Why do you ignore me? I thought we were friends, and when I see you in person I still think we are – but any attempt to talk to you by Facebook or text is ignored, and my pride will only allow me to make so many attempts before giving up. It also won’t allow me to ask in person, because it sounds self-centered and presumptuous and silly. You turn down every invitation I give you to come and join some group activity, yet when we’re in a group together we always gravitate towards each other and have wonderful conversations. You very deliberately chose to come sit down by me on Sunday night, even though you were closer to all the empty seats on the other end of the table once you’d gotten your food. But then I try to message you tonight, and I get nothing, even though you’ve been online all day.
Do you know? Do you suspect? I would never do anything to hurt him, especially since he’s said he trusts both of us, but that doesn’t mean I don’t love to just be around you and talk to you. Would you really deprive me of that, when you know I’d never take it any further? Or is it because you do want to take it further and refuse to put yourself too much in the way of temptation? Because I can respect that, although it hurts a lot and I refuse to believe your self-control is so poor that you wouldn’t be able to withstand simple friendship.
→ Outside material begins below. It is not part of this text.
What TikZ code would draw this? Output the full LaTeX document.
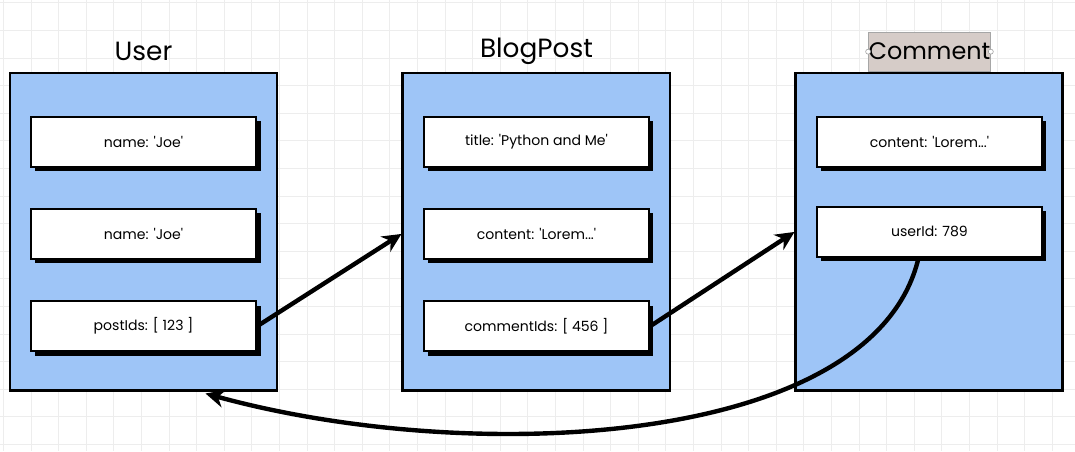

I miss you. I miss talking to you about silly, stupid things, and I hate that I have to wait until I happen to see you to get to talk to you at all. I’m greedy, maybe, but I want proper friendship, not this intense acquaintanceship that flares up at meetings but dies between. And as much as I keep telling myself I don’t want to push things because of how much it would hurt him, part of me wishes you’d let yourself be tempted even a little.